WHAT TO WORK ON - Below are records; reproduce exactly the lines from the one that has "Convert this chart" through the one that has "10.15, 11.25, 20.45];", ends included, and nothing more.

INPUT RECORDS -
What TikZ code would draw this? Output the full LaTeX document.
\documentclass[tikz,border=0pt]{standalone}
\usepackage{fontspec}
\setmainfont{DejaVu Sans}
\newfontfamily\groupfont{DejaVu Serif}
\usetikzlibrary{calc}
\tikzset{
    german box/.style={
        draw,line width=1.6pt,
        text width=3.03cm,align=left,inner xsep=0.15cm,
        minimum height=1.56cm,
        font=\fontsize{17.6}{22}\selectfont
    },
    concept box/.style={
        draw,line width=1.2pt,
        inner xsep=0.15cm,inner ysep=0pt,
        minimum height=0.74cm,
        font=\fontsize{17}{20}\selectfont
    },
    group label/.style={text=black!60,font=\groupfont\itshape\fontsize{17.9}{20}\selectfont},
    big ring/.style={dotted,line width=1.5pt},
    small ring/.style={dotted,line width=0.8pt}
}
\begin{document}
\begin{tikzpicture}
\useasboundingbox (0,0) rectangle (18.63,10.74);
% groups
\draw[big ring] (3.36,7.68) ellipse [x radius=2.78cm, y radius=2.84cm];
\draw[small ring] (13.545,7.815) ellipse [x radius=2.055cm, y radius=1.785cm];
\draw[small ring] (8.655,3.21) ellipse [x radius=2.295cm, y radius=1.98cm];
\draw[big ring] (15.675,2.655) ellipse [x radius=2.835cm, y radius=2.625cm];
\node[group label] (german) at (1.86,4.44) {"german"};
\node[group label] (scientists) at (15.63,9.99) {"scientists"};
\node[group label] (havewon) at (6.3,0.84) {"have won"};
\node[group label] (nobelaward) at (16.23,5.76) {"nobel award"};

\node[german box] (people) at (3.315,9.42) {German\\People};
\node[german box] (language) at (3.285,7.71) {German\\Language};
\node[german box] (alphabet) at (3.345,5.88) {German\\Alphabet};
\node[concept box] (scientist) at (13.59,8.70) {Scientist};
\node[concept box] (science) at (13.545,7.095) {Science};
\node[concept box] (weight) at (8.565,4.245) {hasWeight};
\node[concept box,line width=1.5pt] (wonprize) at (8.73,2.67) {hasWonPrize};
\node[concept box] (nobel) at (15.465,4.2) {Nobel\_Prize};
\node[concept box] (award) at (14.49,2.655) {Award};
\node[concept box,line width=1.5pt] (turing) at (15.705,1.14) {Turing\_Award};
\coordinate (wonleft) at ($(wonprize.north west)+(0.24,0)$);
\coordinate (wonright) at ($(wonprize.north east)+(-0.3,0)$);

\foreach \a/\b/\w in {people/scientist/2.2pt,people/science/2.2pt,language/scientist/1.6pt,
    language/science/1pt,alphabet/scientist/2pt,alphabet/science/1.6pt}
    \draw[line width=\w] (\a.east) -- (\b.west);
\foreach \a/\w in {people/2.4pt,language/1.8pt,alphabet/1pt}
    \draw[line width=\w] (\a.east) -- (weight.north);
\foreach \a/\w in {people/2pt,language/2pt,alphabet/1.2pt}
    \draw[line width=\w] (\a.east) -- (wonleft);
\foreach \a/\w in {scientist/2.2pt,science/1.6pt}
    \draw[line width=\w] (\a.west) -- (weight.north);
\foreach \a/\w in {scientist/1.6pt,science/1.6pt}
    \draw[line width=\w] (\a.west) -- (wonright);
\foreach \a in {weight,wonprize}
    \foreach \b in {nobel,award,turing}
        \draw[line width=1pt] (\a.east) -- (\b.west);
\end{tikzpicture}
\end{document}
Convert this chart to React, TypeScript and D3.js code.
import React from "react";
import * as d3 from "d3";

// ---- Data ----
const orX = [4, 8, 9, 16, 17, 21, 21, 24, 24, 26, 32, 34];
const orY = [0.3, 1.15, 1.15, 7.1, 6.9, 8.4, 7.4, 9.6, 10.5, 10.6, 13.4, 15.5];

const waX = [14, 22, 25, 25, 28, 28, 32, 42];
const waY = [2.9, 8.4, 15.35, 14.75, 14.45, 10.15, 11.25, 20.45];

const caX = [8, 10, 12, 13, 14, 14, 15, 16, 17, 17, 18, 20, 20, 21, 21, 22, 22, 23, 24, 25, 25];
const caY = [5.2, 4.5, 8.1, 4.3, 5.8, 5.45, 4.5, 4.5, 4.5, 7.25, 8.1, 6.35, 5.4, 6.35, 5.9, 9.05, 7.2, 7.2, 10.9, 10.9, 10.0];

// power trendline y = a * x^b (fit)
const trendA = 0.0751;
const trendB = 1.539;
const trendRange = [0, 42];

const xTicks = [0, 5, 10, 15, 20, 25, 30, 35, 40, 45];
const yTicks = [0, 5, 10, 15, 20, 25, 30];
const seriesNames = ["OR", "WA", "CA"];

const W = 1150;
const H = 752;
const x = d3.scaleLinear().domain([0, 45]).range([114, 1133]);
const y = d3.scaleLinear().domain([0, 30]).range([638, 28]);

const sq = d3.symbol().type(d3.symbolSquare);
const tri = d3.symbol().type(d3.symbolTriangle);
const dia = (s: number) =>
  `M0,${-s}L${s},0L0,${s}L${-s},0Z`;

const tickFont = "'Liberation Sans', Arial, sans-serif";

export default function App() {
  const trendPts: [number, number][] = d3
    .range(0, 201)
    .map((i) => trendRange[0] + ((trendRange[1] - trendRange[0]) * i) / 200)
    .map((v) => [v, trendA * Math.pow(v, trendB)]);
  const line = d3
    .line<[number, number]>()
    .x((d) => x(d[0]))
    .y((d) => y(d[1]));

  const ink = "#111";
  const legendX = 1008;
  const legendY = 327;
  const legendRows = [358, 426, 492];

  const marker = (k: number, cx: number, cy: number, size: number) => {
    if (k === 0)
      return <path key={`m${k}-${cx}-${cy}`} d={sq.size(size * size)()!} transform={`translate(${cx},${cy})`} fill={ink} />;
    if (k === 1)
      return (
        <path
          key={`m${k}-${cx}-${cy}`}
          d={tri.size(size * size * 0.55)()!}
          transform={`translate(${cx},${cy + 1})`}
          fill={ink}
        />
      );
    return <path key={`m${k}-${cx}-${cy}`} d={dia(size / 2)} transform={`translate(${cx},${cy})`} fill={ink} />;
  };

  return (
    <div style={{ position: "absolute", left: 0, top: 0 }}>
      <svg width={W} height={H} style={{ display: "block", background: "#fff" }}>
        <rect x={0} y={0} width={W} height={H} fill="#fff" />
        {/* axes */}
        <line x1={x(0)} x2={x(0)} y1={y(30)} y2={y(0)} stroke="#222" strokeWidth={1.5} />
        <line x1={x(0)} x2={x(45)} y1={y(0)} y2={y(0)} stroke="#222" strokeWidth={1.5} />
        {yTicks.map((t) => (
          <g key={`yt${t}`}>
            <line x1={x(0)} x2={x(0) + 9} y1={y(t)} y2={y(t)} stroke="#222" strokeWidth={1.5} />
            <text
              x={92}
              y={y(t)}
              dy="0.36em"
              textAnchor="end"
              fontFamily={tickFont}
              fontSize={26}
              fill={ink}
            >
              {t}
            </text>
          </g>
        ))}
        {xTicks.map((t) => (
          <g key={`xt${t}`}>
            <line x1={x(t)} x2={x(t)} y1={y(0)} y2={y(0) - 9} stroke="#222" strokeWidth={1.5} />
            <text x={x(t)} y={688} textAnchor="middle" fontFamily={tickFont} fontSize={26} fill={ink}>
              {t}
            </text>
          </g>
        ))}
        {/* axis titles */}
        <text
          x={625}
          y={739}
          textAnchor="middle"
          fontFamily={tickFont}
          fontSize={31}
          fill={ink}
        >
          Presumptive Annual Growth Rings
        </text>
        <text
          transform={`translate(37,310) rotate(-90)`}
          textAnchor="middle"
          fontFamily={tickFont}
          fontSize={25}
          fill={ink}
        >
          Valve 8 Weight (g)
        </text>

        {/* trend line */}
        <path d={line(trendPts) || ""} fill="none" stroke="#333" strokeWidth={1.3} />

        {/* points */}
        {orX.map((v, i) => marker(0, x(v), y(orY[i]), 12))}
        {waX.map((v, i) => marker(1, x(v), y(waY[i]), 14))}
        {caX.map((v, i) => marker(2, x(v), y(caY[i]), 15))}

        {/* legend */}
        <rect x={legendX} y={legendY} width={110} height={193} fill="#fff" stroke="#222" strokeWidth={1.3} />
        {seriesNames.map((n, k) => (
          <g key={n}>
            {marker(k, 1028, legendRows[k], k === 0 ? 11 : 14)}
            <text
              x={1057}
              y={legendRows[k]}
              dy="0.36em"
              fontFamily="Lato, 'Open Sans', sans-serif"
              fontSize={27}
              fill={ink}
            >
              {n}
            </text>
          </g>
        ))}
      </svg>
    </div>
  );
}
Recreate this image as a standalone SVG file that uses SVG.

FINAL RESULT -
Convert this chart to React, TypeScript and D3.js code.
import React from "react";
import * as d3 from "d3";

// ---- Data ----
const orX = [4, 8, 9, 16, 17, 21, 21, 24, 24, 26, 32, 34];
const orY = [0.3, 1.15, 1.15, 7.1, 6.9, 8.4, 7.4, 9.6, 10.5, 10.6, 13.4, 15.5];

const waX = [14, 22, 25, 25, 28, 28, 32, 42];
const waY = [2.9, 8.4, 15.35, 14.75, 14.45, 10.15, 11.25, 20.45];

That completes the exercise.